Nothing beats amazing sounding instruments in amazing sounding spaces carefully captured by an engineer that knows how to get out of the way of the sound.
Panning, adding verb - It can help "some" - but there is no substitute for actual space, depth and moving air.
This isn't to sound like I'm against using samples or what not -- But the greatest samples are great sounds recorded in great rooms by engineers that knew how to get out of the way of the sound.
TadpuiI am not a crook's headMember
Since: Mar 14, 2003
Dec 01, 2008 12:15 pm Getting that full sound is pretty much the life-long pursuit of every audio engineer in the world.
Getting a solid sounding end product out of your studio will be the fruit of any amount of learning and practicing that you can do in all of the phases of recording in your project studio.
Learn your equipment, understand what ALL of the knobs, inputs, outputs do. Learn about compression and all of its related parameters. Learn about the frequency spectrum and how to apply EQ to individual tracks. That should provide a few weeks of reading and experimenting.

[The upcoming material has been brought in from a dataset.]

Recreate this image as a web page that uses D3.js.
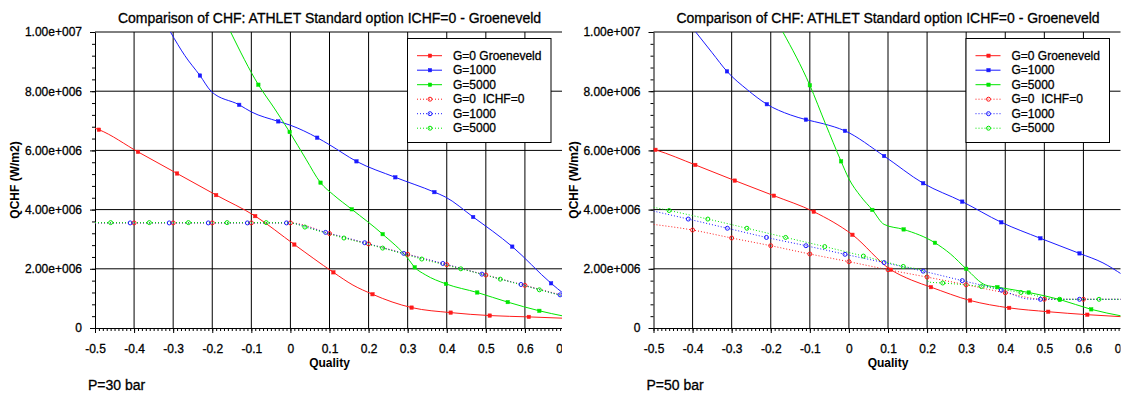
<!DOCTYPE html>
<html><head><meta charset="utf-8">
<script src="https://cdn.jsdelivr.net/npm/d3@7"></script>
<style>
html,body{margin:0;padding:0;background:#fff;}
svg{display:block;font-family:"Liberation Sans",Arial,sans-serif;}
text.t{stroke:#000;stroke-width:0.3px;}
</style></head><body>
<svg id="c" width="1127" height="405"></svg>
<script>
// ---------------- texts & ticks ----------------
const chartTitle = "Comparison of CHF: ATHLET Standard option ICHF=0 - Groeneveld";
const xLabel = "Quality";
const yLabel = "QCHF (W/m2)";
const panelLabels = ["P=30 bar", "P=50 bar"];
const xTicks = [-0.5, -0.4, -0.3, -0.2, -0.1, 0, 0.1, 0.2, 0.3, 0.4, 0.5, 0.6, 0.7];
const xTickLabels = ["-0.5", "-0.4", "-0.3", "-0.2", "-0.1", "0", "0.1", "0.2", "0.3", "0.4", "0.5", "0.6", "0.7"];
const yTicks = [0, 2e6, 4e6, 6e6, 8e6, 1e7];
const yTickLabels = ["0", "2.00e+006", "4.00e+006", "6.00e+006", "8.00e+006", "1.00e+007"];
const legendLabels = ["G=0 Groeneveld", "G=1000", "G=5000", "G=0  ICHF=0", "G=1000", "G=5000"];

// ---------------- data: [quality, QCHF, marker(1/0)] ----------------
// P = 30 bar, Groeneveld
const p30_groen_G0 = [[-0.5,6.75e6,0],[-0.49,6.70e6,1],[-0.39,5.95e6,1],[-0.29,5.22e6,1],[-0.19,4.49e6,1],[-0.09,3.78e6,1],[0.01,2.82e6,1],[0.11,1.88e6,1],[0.16,1.45e6,0],[0.21,1.14e6,1],[0.26,0.88e6,0],[0.31,0.69e6,1],[0.41,0.52e6,1],[0.51,0.42e6,1],[0.61,0.375e6,1],[0.7,0.33e6,0]];
const p30_groen_G1000 = [[-0.307,1.0e7,0],[-0.27,9.2e6,0],[-0.2315,8.53e6,1],[-0.203,8.0e6,0],[-0.131,7.54e6,1],[-0.1,7.3e6,0],[-0.031,6.98e6,1],[0.0,6.85e6,0],[0.0685,6.43e6,1],[0.1,6.19e6,0],[0.169,5.63e6,1],[0.2685,5.09e6,1],[0.3685,4.59e6,1],[0.396,4.43e6,0],[0.4676,3.75e6,1],[0.5676,2.75e6,1],[0.667,1.51e6,1],[0.7,1.15e6,0]];
const p30_groen_G5000 = [[-0.153,1.0e7,0],[-0.082,8.22e6,1],[-0.04,7.4e6,0],[-0.002,6.62e6,1],[0.04,5.7e6,0],[0.077,4.91e6,1],[0.11,4.5e6,0],[0.157,4.01e6,1],[0.236,3.17e6,1],[0.3,2.36e6,0],[0.318,2.05e6,1],[0.345,1.8e6,0],[0.398,1.49e6,1],[0.478,1.2e6,1],[0.556,0.875e6,1],[0.637,0.58e6,1],[0.7,0.40e6,0]];
// P = 30 bar, ICHF=0
const p30_ichf_G0 = [[-0.5,3.55e6,0],[-0.4,3.55e6,1],[-0.3,3.55e6,1],[-0.2,3.55e6,1],[-0.1,3.55e6,1],[0.0,3.55e6,1],[0.1,3.19e6,1],[0.2,2.84e6,1],[0.3,2.49e6,1],[0.4,2.14e6,1],[0.5,1.79e6,1],[0.6,1.44e6,1],[0.7,1.09e6,0]];
const p30_ichf_G1000 = [[-0.5,3.55e6,0],[-0.41,3.55e6,1],[-0.31,3.55e6,1],[-0.21,3.55e6,1],[-0.11,3.55e6,1],[-0.01,3.55e6,1],[0.09,3.23e6,1],[0.19,2.88e6,1],[0.29,2.52e6,1],[0.39,2.18e6,1],[0.49,1.82e6,1],[0.59,1.47e6,1],[0.69,1.12e6,1],[0.7,1.09e6,0]];
const p30_ichf_G5000 = [[-0.5,3.56e6,0],[-0.46,3.56e6,1],[-0.361,3.56e6,1],[-0.261,3.56e6,1],[-0.162,3.56e6,1],[-0.062,3.56e6,1],[0.0,3.55e6,0],[0.037,3.41e6,1],[0.137,3.04e6,1],[0.236,2.70e6,1],[0.336,2.33e6,1],[0.436,2.0e6,1],[0.537,1.65e6,1],[0.637,1.29e6,1],[0.7,1.07e6,0]];
// P = 50 bar, Groeneveld
const p50_groen_G0 = [[-0.5,6.04e6,0],[-0.495,6.02e6,1],[-0.393,5.51e6,1],[-0.292,4.98e6,1],[-0.192,4.47e6,1],[-0.09,3.93e6,1],[0.009,3.15e6,1],[0.107,1.97e6,1],[0.16,1.62e6,0],[0.21,1.38e6,1],[0.31,0.93e6,1],[0.41,0.68e6,1],[0.51,0.55e6,1],[0.61,0.45e6,1],[0.7,0.38e6,0]];
const p50_groen_G1000 = [[-0.392,1.0e7,0],[-0.35,9.3e6,0],[-0.312,8.67e6,1],[-0.26,8.05e6,0],[-0.21,7.56e6,1],[-0.15,7.2e6,0],[-0.11,7.04e6,1],[-0.065,6.9e6,0],[-0.01,6.66e6,1],[0.09,5.81e6,1],[0.19,4.89e6,1],[0.29,4.27e6,1],[0.39,3.57e6,1],[0.49,3.03e6,1],[0.59,2.52e6,1],[0.65,2.2e6,0],[0.7,1.8e6,0]];
const p50_groen_G5000 = [[-0.169,1.0e7,0],[-0.1,8.2e6,1],[-0.06,6.9e6,0],[-0.02,5.63e6,1],[0.0,5.04e6,0],[0.03,4.45e6,0],[0.06,3.99e6,1],[0.09,3.5e6,0],[0.14,3.33e6,1],[0.22,2.88e6,1],[0.26,2.5e6,0],[0.30,2.0e6,1],[0.35,1.45e6,0],[0.38,1.38e6,1],[0.46,1.2e6,1],[0.54,0.96e6,1],[0.62,0.63e6,1],[0.7,0.40e6,0]];
// P = 50 bar, ICHF=0
const p50_ichf_G0 = [[-0.5,3.5e6,0],[-0.4,3.31e6,1],[-0.3,3.04e6,1],[-0.2,2.78e6,1],[-0.1,2.5e6,1],[0.0,2.24e6,1],[0.1,1.97e6,1],[0.2,1.72e6,1],[0.3,1.46e6,1],[0.4,1.19e6,1],[0.5,0.97e6,1],[0.6,0.97e6,1],[0.7,0.97e6,0]];
const p50_ichf_G1000 = [[-0.5,3.95e6,0],[-0.411,3.68e6,1],[-0.311,3.37e6,1],[-0.211,3.06e6,1],[-0.11,2.78e6,1],[-0.01,2.49e6,1],[0.09,2.21e6,1],[0.19,1.92e6,1],[0.29,1.6e6,1],[0.39,1.28e6,1],[0.46,0.98e6,0],[0.49,0.97e6,1],[0.59,0.97e6,1],[0.7,0.97e6,0]];
const p50_ichf_G5000 = [[-0.5,4.08e6,0],[-0.46,3.97e6,1],[-0.361,3.68e6,1],[-0.261,3.37e6,1],[-0.162,3.06e6,1],[-0.062,2.75e6,1],[0.037,2.43e6,1],[0.139,2.08e6,1],[0.19,1.93e6,0],[0.205,1.55e6,0],[0.24,1.52e6,1],[0.339,1.4e6,1],[0.44,1.2e6,1],[0.539,0.97e6,1],[0.64,0.97e6,1],[0.7,0.97e6,0]];

const panels = [
  {label: panelLabels[0], series: [p30_groen_G0, p30_groen_G1000, p30_groen_G5000, p30_ichf_G0, p30_ichf_G1000, p30_ichf_G5000]},
  {label: panelLabels[1], series: [p50_groen_G0, p50_groen_G1000, p50_groen_G5000, p50_ichf_G0, p50_ichf_G1000, p50_ichf_G5000]}
];

// ---------------- styles ----------------
const colors = ["#ff1a1a", "#1a1aff", "#00e600", "#ff1a1a", "#1a1aff", "#00e600"];
const dotted = [false, false, false, true, true, true];
const panelOffsets = [0, 558.5];
const panelClipW = 562;

const svg = d3.select("#c");
const defs = svg.append("defs");
defs.append("clipPath").attr("id", "panelClip").append("rect")
  .attr("x", 0).attr("y", 0).attr("width", panelClipW).attr("height", 405);

const x = d3.scaleLinear().domain([-0.5, 0.7]).range([95, 564]);
const y = d3.scaleLinear().domain([0, 1e7]).range([328, 32]);
defs.append("clipPath").attr("id", "plotClip").append("rect")
  .attr("x", x(-0.5)).attr("y", y(1e7) - 1).attr("width", x(0.7) - x(-0.5)).attr("height", y(0) - y(1e7) + 1);

const line = d3.line().x(d => x(d[0])).y(d => y(d[1])).curve(d3.curveMonotoneX);

function drawMarker(g, cx, cy, i) {
  if (dotted[i]) {
    g.append("circle").attr("cx", cx).attr("cy", cy).attr("r", 2)
      .attr("fill", "none").attr("stroke", colors[i]).attr("stroke-width", 1);
  } else {
    g.append("rect").attr("x", cx - 1.7).attr("y", cy - 1.7).attr("width", 3.4).attr("height", 3.4)
      .attr("fill", colors[i]).attr("stroke", colors[i]).attr("stroke-width", 0.5);
  }
}

[1, 0].forEach(pi => {
  const P = panels[pi];
  const g = svg.append("g").attr("transform", `translate(${panelOffsets[pi]},0)`)
    .attr("clip-path", "url(#panelClip)");

  // title
  g.append("text").attr("class", "t").attr("x", (x(-0.5) + x(0.7)) / 2).attr("y", 23)
    .attr("text-anchor", "middle").attr("font-size", 14).attr("fill", "#000").text(chartTitle);

  // grid
  const grid = g.append("g").attr("stroke", "#000").attr("stroke-width", 1);
  xTicks.filter(t => t > -0.5).forEach(t => {
    grid.append("line").attr("x1", x(t)).attr("x2", x(t)).attr("y1", y(1e7)).attr("y2", y(0));
  });
  yTicks.filter(t => t > 0).forEach(t => {
    grid.append("line").attr("x1", x(-0.5)).attr("x2", x(0.7)).attr("y1", y(t)).attr("y2", y(t));
  });

  // minor ticks
  const xMinor = d3.axisBottom(x).tickValues(d3.range(-50, 71).map(k => k / 100)).tickSize(3).tickFormat("");
  g.append("g").attr("transform", `translate(0,${y(0)})`).call(xMinor).call(a => a.select(".domain").remove())
    .selectAll("line").attr("stroke", "#000");
  const yMinor = d3.axisLeft(y).tickValues(d3.range(0, 26).map(k => k * 4e5)).tickSize(3).tickFormat("");
  g.append("g").attr("transform", `translate(${x(-0.5)},0)`).call(yMinor).call(a => a.select(".domain").remove())
    .selectAll("line").attr("stroke", "#000");

  // major axes
  const xAxis = d3.axisBottom(x).tickValues(xTicks).tickFormat((d, i) => xTickLabels[i]).tickSize(5).tickPadding(11).tickSizeOuter(0);
  const xa = g.append("g").attr("transform", `translate(0,${y(0)})`).call(xAxis);
  xa.selectAll("text").attr("class", "t").attr("font-size", 12).attr("fill", "#000").attr("font-family", "Liberation Sans, Arial, sans-serif");
  xa.select(".domain").attr("stroke", "#000");
  const yAxis = d3.axisLeft(y).tickValues(yTicks).tickFormat((d, i) => yTickLabels[i]).tickSize(5).tickPadding(8).tickSizeOuter(0);
  const ya = g.append("g").attr("transform", `translate(${x(-0.5)},0)`).call(yAxis);
  ya.selectAll("text").attr("class", "t").attr("font-size", 12).attr("fill", "#000").attr("font-family", "Liberation Sans, Arial, sans-serif");
  ya.select(".domain").attr("stroke", "#000");

  // axis labels
  g.append("text").attr("x", (x(-0.5) + x(0.7)) / 2).attr("y", 367).attr("text-anchor", "middle")
    .attr("font-size", 12).attr("font-weight", "bold").text(xLabel);
  g.append("text").attr("transform", `translate(19,180) rotate(-90)`).attr("text-anchor", "middle")
    .attr("font-size", 12).attr("font-weight", "bold").text(yLabel);

  // series
  const plot = g.append("g").attr("clip-path", "url(#plotClip)");
  P.series.forEach((s, i) => {
    plot.append("path").datum(s).attr("d", line).attr("fill", "none")
      .attr("stroke", colors[i]).attr("stroke-width", 1)
      .attr("stroke-dasharray", dotted[i] ? "1,2" : null);
  });
  P.series.forEach((s, i) => {
    s.filter(d => d[2] === 1).forEach(d => drawMarker(plot, x(d[0]), y(d[1]), i));
  });

  // legend
  const lg = g.append("g");
  lg.append("rect").attr("x", 407.5).attr("y", 38.5).attr("width", 143.5).attr("height", 104)
    .attr("fill", "#fff").attr("stroke", "#000").attr("stroke-width", 1);
  legendLabels.forEach((lab, i) => {
    const cy = 55.7 + i * 14.5;
    lg.append("line").attr("x1", 417).attr("x2", 442).attr("y1", cy).attr("y2", cy)
      .attr("stroke", colors[i]).attr("stroke-width", 1).attr("stroke-dasharray", dotted[i] ? "1,2" : null);
    drawMarker(lg, 430, cy, i);
    lg.append("text").attr("class", "t").attr("x", 453).attr("y", cy + 4).attr("font-size", 12)
      .attr("xml:space", "preserve").style("white-space", "pre").text(lab);
  });

  // panel label
  g.append("text").attr("class", "t").attr("x", 88).attr("y", 390).attr("font-size", 14).text(P.label);
});
</script>
</body></html>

There are some good pointers floating around these forums having to do with getting fatter drums, thicker guitars, more present vocals, louder mixes (be careful, though...that's a hot button topic hehehe).
Just start reading and experimenting and your mixes will start improving in no time. Once you get a head full of this information, come back and ask some more pointed and specific questions and we'll do our best to answer.